- Problem details -
Return the material exactly, first line through the line containing "(day\name) at (\x,279)", and nothing more. Pictures stay out.

- Raw data -
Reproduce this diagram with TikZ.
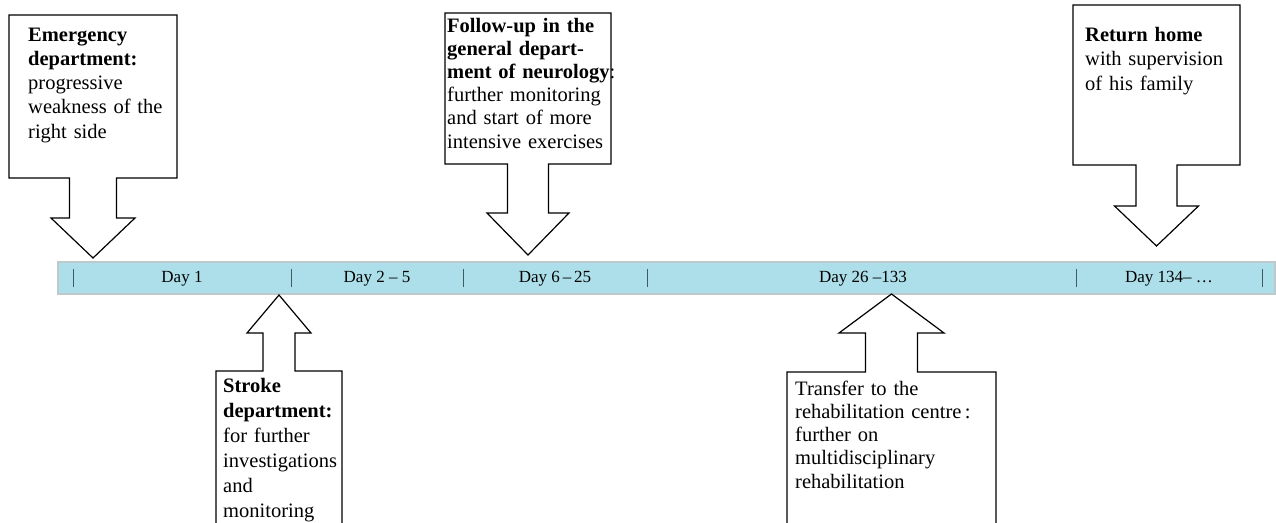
\documentclass[tikz,border=0pt]{standalone}
\usepackage{fontspec}
\setmainfont{Liberation Serif}
\usepackage{xcolor}
\usepackage{tikz}
\usetikzlibrary{positioning,calc}

\definecolor{barblue}{HTML}{ADDFEB}
\definecolor{barline}{HTML}{BDC9CB}
\definecolor{tickgray}{HTML}{3F5B61}

\tikzset{
  callout/.style={draw=black,line width=1.2pt,fill=white,line join=miter},
  note/.style={anchor=base west,inner sep=0pt,align=left,text width=230pt,
    font=\fontsize{20.5}{#1}\selectfont},
  daylabel/.style={font=\fontsize{17}{20}\selectfont,inner sep=0pt},
}

\begin{document}
\begin{tikzpicture}[x=1pt,y=-1pt]
\useasboundingbox (0,0) rectangle (1276,522);
\clip (0,0) rectangle (1276,522);

% timeline bar
\draw[fill=barblue,draw=barline,line width=2pt] (58,262) rectangle (1275,294);
\foreach \x in {73,291,463,647,1076,1262}
  \draw[tickgray,line width=1pt] (\x,269) -- (\x,287);
\foreach \x/\day/\name in {182/Day 1/one, 377/Day 2 – 5/two, 555/Day 6\,–\,25/six,
    863/Day 26 –133/twentysix, 1169/Day 134– \ldots/home}
  \node[daylabel] (day\name) at (\x,279) {\day};

% callout arrows
\foreach \l/\r/\f/\n/\c/\s/\h/\w/\p in {
    9/177/15/178/93/23.5/218/42/258,
    216/342/540/371/279/16/333/32/295,
    445/611/13/164/528/20.5/213/41/255,
    787/996/540/372/891.5/26/333/52.5/294,
    1073/1240/5/165/1156.5/20.5/206/42/246
} {
  \draw[callout] (\l,\f) -- (\r,\f) -- (\r,\n) -- (\c+\s,\n) -- (\c+\s,\h)
    -- (\c+\w,\h) -- (\c,\p) -- (\c-\w,\h) -- (\c-\s,\h) -- (\c-\s,\n)
    -- (\l,\n) -- cycle;
}

\node[note=24.25pt] (emergency) at (28,41) {\textbf{Emergency}\\ \textbf{department:}\\
  progressive\\ weakness of the\\ right side};
\node[note=25pt] (stroke) at (223,392) {\textbf{Stroke}\\ \textbf{department:}\\
  for further\\ investigations\\ and\\ monitoring};
\node[note=23.2pt] (followup) at (447,32) {\textbf{Follow-up in the}\\
  \textbf{general depart-}\\ \textbf{ment of neurology}:\\ further monitoring\\
  and start of more\\ intensive exercises};
\node[note=23.3pt] (transfer) at (795,395) {Transfer to the\\
  rehabilitation centre\,:\\ further on\\ multidisciplinary\\ rehabilitation};
\node[note=24.5pt] (returnhome) at (1085,41) {\textbf{Return home}\\
  with supervision\\ of his family};
\end{tikzpicture}
\end{document}
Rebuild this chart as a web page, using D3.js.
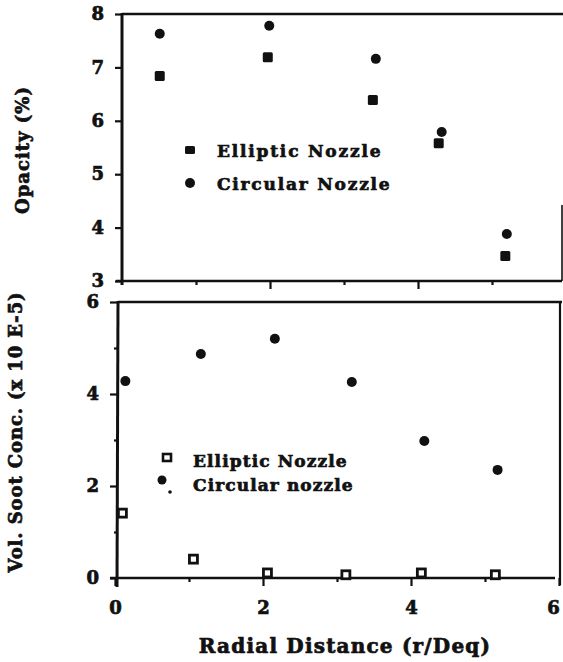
<!DOCTYPE html>
<html>
<head>
<meta charset="utf-8">
<script src="https://cdn.jsdelivr.net/npm/d3@7"></script>
<style>
  html, body { margin: 0; padding: 0; background: #fff; }
  svg text { font-family: "DejaVu Serif", "Liberation Serif", serif; font-weight: bold; fill: #111;
             stroke: #111; stroke-width: 0.7px; }
</style>
</head>
<body>
<svg id="chart" width="563" height="662"></svg>
<script>
// Radial distance ticks shared by both panels
const xMajorTicks = [0, 2, 4, 6];
const xMinorTicks = [1, 3, 5];

// Upper panel: opacity (%)
const opacityTicks = [3, 4, 5, 6, 7, 8];
const opacityEllipticR = [0.51, 1.97, 3.39, 4.28, 5.18];
const opacityEllipticV = [6.84, 7.19, 6.39, 5.58, 3.47];
const opacityCircularR = [0.51, 1.99, 3.43, 4.32, 5.20];
const opacityCircularV = [7.63, 7.78, 7.16, 5.79, 3.88];

// Lower panel: volumetric soot concentration (x 10 E-5)
const sootMajorTicks = [0, 2, 4, 6];
const sootMinorTicks = [1, 3, 5];
const sootEllipticR = [0.10, 1.06, 2.06, 3.12, 4.14, 5.14];
const sootEllipticV = [1.41, 0.41, 0.11, 0.07, 0.11, 0.07];
const sootCircularR = [0.14, 1.16, 2.16, 3.20, 4.18, 5.17];
const sootCircularV = [4.28, 4.87, 5.20, 4.26, 2.98, 2.35];

const svg = d3.select("#chart");
const ink = "#111";

// ---------- scales ----------
const xTop = d3.scaleLinear().domain([0, 6]).range([122, 566]);
const yTop = d3.scaleLinear().domain([3, 8]).range([281, 14]);
const xBot = d3.scaleLinear().domain([0, 6]).range([115, 559]);
const yBot = d3.scaleLinear().domain([0, 6]).range([578, 302]);

function styleAxis(g, fontSize) {
  g.select(".domain").remove();
  g.selectAll(".tick line").attr("stroke", ink).attr("stroke-width", 2.2);
  g.selectAll(".tick text").attr("font-size", fontSize).attr("fill", ink);
}

function line(x1, y1, x2, y2, w) {
  svg.append("line").attr("x1", x1).attr("y1", y1).attr("x2", x2).attr("y2", y2)
    .attr("stroke", ink).attr("stroke-width", w || 2.6);
}

// ---------- upper panel frame ----------
line(xTop(0), yTop(8), 563, yTop(8), 2.6);
line(xTop(0), yTop(8) - 1, xTop(0), yTop(3) + 4, 3);
line(xTop(0) - 6, yTop(3), 562, yTop(3), 2.6);
line(562, 205, 562, yTop(3), 1.6);

// upper y axis
svg.append("g").attr("transform", `translate(${xTop(0)},0)`)
  .call(d3.axisLeft(yTop).tickValues(opacityTicks).tickSize(7).tickPadding(11).tickFormat(d3.format("d")))
  .call(g => styleAxis(g, 18));

// upper x ticks (no labels)
svg.append("g").attr("transform", `translate(0,${yTop(3)})`)
  .call(d3.axisBottom(xTop).tickValues([2, 4]).tickSize(8).tickFormat(""))
  .call(g => styleAxis(g, 0));
svg.append("g").attr("transform", `translate(0,${yTop(3)})`)
  .call(d3.axisBottom(xTop).tickValues(xMinorTicks).tickSize(4).tickFormat(""))
  .call(g => styleAxis(g, 0));

// upper markers
svg.append("g").selectAll("rect")
  .data(d3.zip(opacityEllipticR, opacityEllipticV)).join("rect")
  .attr("x", d => xTop(d[0]) - 5).attr("y", d => yTop(d[1]) - 5)
  .attr("width", 10).attr("height", 10).attr("rx", 1.5).attr("fill", ink);
svg.append("g").selectAll("circle")
  .data(d3.zip(opacityCircularR, opacityCircularV)).join("circle")
  .attr("cx", d => xTop(d[0])).attr("cy", d => yTop(d[1])).attr("r", 5).attr("fill", ink);

// upper legend
svg.append("rect").attr("x", 185).attr("y", 146).attr("width", 10).attr("height", 8).attr("rx", 1.5).attr("fill", ink);
svg.append("circle").attr("cx", 190).attr("cy", 183).attr("r", 5).attr("fill", ink);
svg.append("text").attr("x", 217).attr("y", 157).attr("font-size", 17).attr("letter-spacing", 1.8).text("Elliptic Nozzle");
svg.append("text").attr("x", 217).attr("y", 190).attr("font-size", 17).attr("letter-spacing", 1.8).text("Circular Nozzle");

// ---------- lower panel frame ----------
line(xBot(0) + 3, yBot(6), 562, yBot(6), 2.6);
line(xBot(0) + 3, yBot(6) - 1, xBot(0) + 2, yBot(0) + 9, 3);
line(xBot(0) - 5, yBot(0), 555, yBot(0), 2.6);
line(560, yBot(6), 560, 585, 2.2);

// lower y axis
svg.append("g").attr("transform", `translate(${xBot(0) + 2},0)`)
  .call(d3.axisLeft(yBot).tickValues(sootMajorTicks).tickSize(7).tickPadding(11).tickFormat(d3.format("d")))
  .call(g => styleAxis(g, 18));
svg.append("g").attr("transform", `translate(${xBot(0) + 2},0)`)
  .call(d3.axisLeft(yBot).tickValues(sootMinorTicks).tickSize(3).tickFormat(""))
  .call(g => styleAxis(g, 0));

// lower x axis
svg.append("g").attr("transform", `translate(0,${yBot(0)})`)
  .call(d3.axisBottom(xBot).tickValues(xMajorTicks).tickSize(8).tickPadding(15).tickFormat(d3.format("d")))
  .call(g => styleAxis(g, 18))
  .call(g => g.selectAll(".tick text").attr("dx", d => d === 6 ? -6 : 0));
svg.append("g").attr("transform", `translate(0,${yBot(0)})`)
  .call(d3.axisBottom(xBot).tickValues(xMinorTicks).tickSize(4).tickFormat(""))
  .call(g => styleAxis(g, 0));

// lower markers: hollow squares and filled dots
svg.append("g").selectAll("rect")
  .data(d3.zip(sootEllipticR, sootEllipticV)).join("rect")
  .attr("x", d => xBot(d[0]) - 4).attr("y", d => yBot(d[1]) - 4)
  .attr("width", 8).attr("height", 8)
  .attr("fill", "#fff").attr("stroke", ink).attr("stroke-width", 2.8);
svg.append("g").selectAll("circle")
  .data(d3.zip(sootCircularR, sootCircularV)).join("circle")
  .attr("cx", d => xBot(d[0])).attr("cy", d => yBot(d[1])).attr("r", 5).attr("fill", ink);

// lower legend
svg.append("rect").attr("x", 163).attr("y", 454).attr("width", 8).attr("height", 7)
  .attr("fill", "#fff").attr("stroke", ink).attr("stroke-width", 2.6);
svg.append("circle").attr("cx", 162).attr("cy", 480).attr("r", 4.5).attr("fill", ink);
svg.append("circle").attr("cx", 170).attr("cy", 492).attr("r", 1.8).attr("fill", ink);
svg.append("text").attr("x", 193).attr("y", 467).attr("font-size", 17).attr("letter-spacing", 1.1).text("Elliptic Nozzle");
svg.append("text").attr("x", 193).attr("y", 491).attr("font-size", 17).attr("letter-spacing", 1.1).text("Circular nozzle");

// ---------- axis titles ----------
svg.append("text").attr("transform", "translate(29,150) rotate(-90)")
  .attr("text-anchor", "middle").attr("font-size", 18).attr("letter-spacing", 1).text("Opacity (%)");
svg.append("text").attr("transform", "translate(22,432) rotate(-90)")
  .attr("text-anchor", "middle").attr("font-size", 18).attr("letter-spacing", 0.9).text("Vol. Soot Conc. (x 10 E-5)");
svg.append("text").attr("x", 345).attr("y", 653)
  .attr("text-anchor", "middle").attr("font-size", 20).attr("letter-spacing", 1.2).text("Radial Distance (r/Deq)");
</script>
</body>
</html>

- Result below -
Reproduce this diagram with TikZ.
\documentclass[tikz,border=0pt]{standalone}
\usepackage{fontspec}
\setmainfont{Liberation Serif}
\usepackage{xcolor}
\usepackage{tikz}
\usetikzlibrary{positioning,calc}

\definecolor{barblue}{HTML}{ADDFEB}
\definecolor{barline}{HTML}{BDC9CB}
\definecolor{tickgray}{HTML}{3F5B61}

\tikzset{
  callout/.style={draw=black,line width=1.2pt,fill=white,line join=miter},
  note/.style={anchor=base west,inner sep=0pt,align=left,text width=230pt,
    font=\fontsize{20.5}{#1}\selectfont},
  daylabel/.style={font=\fontsize{17}{20}\selectfont,inner sep=0pt},
}

\begin{document}
\begin{tikzpicture}[x=1pt,y=-1pt]
\useasboundingbox (0,0) rectangle (1276,522);
\clip (0,0) rectangle (1276,522);

% timeline bar
\draw[fill=barblue,draw=barline,line width=2pt] (58,262) rectangle (1275,294);
\foreach \x in {73,291,463,647,1076,1262}
  \draw[tickgray,line width=1pt] (\x,269) -- (\x,287);
\foreach \x/\day/\name in {182/Day 1/one, 377/Day 2 – 5/two, 555/Day 6\,–\,25/six,
    863/Day 26 –133/twentysix, 1169/Day 134– \ldots/home}
  \node[daylabel] (day\name) at (\x,279) {\day};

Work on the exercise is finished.